We often view overtime as an opportunity to catch up on our work or get ahead of an approaching deadline. We regard it as a tool to do more with our work day, but does overtime actually contribute to productivity?
A recent study from IGDA articulates, “Productivity drops immediately upon starting overtime and continues to drop until, at approximately eight 60-hour weeks, the total work done is the same as what would have been done in eight 40-hour weeks.”
Stanford University research also shows that production decreases significantly after a 50-hour work week, even more sharply after a 55-hour week, and production from a person clocking in 70 hours differs minimally from someone working 56 hours.
These findings reveal that we are damaging rather than maximizing our productivity when putting in too much overtime. Even worse for business owners, this represents a significant cost with little return and can lead to absenteeism and employee turnover.

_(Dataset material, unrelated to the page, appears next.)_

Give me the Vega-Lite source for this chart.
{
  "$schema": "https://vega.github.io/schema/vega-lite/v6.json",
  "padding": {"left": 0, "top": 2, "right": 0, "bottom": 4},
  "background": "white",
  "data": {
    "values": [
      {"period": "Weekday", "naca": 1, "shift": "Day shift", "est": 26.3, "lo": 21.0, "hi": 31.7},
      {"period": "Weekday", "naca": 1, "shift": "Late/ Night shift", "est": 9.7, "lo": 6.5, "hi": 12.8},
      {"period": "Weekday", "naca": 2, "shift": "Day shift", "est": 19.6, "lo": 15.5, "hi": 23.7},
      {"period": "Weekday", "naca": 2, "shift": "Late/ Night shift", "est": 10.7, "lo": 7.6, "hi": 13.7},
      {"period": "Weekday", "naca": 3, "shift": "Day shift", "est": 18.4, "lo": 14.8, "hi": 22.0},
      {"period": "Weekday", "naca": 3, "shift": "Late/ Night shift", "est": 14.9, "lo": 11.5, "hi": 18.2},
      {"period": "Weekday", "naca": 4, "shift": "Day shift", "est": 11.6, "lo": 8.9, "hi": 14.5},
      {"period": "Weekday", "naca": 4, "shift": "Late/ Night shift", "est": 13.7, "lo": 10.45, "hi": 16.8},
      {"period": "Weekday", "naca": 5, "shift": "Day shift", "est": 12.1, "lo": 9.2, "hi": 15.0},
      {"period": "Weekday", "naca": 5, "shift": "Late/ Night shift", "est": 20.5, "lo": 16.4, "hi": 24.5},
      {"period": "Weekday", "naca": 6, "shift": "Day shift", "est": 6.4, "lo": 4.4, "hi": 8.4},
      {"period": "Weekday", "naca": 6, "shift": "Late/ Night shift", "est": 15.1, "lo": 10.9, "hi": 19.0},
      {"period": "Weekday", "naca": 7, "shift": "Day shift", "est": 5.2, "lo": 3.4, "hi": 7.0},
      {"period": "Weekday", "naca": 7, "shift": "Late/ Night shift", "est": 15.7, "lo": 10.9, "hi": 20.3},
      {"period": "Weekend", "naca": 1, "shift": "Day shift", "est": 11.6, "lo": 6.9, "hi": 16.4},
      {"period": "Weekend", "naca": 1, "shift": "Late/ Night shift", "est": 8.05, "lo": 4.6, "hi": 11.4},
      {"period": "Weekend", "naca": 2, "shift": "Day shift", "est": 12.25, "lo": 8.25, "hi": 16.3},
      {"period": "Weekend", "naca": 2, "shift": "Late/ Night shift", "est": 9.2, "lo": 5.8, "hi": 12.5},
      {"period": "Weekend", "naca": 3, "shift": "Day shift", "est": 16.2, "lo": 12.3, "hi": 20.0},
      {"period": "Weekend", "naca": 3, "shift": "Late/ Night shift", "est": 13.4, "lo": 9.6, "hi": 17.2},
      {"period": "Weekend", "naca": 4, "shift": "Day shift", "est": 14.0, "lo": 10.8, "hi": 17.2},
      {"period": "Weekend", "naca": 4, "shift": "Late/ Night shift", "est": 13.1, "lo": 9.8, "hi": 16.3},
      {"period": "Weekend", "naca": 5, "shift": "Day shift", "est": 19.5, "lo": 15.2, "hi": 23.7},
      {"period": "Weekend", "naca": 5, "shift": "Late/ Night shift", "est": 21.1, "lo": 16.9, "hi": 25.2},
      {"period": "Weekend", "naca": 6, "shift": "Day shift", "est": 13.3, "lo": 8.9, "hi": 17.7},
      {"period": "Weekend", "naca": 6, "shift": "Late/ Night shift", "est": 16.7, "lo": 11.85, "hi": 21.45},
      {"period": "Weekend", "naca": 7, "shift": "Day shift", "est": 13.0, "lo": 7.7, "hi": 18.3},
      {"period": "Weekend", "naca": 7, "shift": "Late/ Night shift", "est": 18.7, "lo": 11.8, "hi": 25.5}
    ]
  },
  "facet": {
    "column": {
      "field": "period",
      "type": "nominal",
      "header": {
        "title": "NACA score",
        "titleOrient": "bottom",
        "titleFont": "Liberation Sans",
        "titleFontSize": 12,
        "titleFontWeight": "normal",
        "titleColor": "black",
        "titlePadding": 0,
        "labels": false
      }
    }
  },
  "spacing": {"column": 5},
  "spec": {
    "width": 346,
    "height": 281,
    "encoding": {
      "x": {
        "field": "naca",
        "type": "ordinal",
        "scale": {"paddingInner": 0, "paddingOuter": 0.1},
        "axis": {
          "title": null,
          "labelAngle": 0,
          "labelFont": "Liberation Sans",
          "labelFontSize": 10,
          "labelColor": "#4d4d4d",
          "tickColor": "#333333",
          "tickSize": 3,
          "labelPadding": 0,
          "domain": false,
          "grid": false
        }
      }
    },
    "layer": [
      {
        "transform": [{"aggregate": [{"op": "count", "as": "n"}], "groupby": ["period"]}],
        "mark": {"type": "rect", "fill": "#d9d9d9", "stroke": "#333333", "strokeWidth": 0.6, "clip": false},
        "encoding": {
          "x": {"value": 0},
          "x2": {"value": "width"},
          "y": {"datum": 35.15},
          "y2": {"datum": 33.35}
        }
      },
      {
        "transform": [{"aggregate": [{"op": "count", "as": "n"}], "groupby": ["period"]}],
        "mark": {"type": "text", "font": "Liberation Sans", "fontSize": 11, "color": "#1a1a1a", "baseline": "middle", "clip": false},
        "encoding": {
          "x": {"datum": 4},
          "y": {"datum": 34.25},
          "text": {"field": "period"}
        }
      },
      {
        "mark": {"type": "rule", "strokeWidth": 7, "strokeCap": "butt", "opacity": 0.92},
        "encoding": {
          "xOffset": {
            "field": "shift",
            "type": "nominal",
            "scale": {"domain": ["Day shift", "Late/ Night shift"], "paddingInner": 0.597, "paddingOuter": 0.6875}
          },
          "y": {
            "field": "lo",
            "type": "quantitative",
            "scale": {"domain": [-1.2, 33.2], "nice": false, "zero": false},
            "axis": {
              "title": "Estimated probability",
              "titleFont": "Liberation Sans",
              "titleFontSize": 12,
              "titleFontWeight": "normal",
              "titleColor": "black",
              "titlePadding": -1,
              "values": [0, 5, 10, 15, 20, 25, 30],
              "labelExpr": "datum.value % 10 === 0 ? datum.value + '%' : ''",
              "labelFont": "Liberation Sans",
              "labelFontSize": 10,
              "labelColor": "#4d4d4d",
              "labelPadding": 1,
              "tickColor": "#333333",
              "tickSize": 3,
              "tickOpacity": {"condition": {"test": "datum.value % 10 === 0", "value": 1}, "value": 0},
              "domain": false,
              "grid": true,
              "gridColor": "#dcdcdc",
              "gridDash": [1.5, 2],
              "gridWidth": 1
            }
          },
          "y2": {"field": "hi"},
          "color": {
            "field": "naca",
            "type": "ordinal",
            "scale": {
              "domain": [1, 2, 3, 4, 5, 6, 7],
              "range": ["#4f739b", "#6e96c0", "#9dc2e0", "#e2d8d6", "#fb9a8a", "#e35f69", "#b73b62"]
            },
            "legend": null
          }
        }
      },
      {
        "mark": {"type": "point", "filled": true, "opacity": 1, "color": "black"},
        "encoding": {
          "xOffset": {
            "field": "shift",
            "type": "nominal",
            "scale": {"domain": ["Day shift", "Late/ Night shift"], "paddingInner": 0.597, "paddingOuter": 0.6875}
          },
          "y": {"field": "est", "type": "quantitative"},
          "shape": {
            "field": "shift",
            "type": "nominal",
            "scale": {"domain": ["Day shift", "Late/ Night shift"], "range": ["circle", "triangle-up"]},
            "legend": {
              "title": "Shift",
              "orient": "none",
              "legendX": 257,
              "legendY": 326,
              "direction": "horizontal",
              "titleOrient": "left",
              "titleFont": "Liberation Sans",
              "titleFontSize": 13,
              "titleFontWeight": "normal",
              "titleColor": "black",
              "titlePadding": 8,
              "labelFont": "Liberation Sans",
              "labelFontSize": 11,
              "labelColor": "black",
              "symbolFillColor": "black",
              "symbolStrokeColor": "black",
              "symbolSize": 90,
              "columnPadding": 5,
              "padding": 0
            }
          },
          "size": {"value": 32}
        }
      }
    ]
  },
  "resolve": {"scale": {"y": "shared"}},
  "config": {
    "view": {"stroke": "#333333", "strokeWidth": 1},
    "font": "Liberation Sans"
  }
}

If your work is repetitive these findings may ring true, but what about professionals in the housing ecosystem that have a diversified schedule, working in office, on the phone and travelling to in-person meetings? Alternating the nature of your tasks can maintain productivity and prevent your output from being affected.
The situation is different for every professional. An entry-level worker may not be as invested in the company as a senior executive, and their overtime performance may differ. Your productivity is also likely to suffer less if you are passionate about your job. Business in which overtime is a constant must focus on maintaining company morale and spirit. If your workers feel valued and believe their hard work is recognized and appreciated, they will perform better.
However accurate or not for your business, these statistics are especially significant when we consider the DOL overtime rule increasing the salary threshold for employees eligible for overtime pay. If this rule passes, it puts small business owners especially at risk, as they would be forced to juggle overtime pay for non-salaried workers and the present cost of decreased overtime productivity. It’s a one-two punch many small businesses will find difficult to surpass.
Do you feel productivity decrease significantly after 50 hours? Do you see this trend in your employees?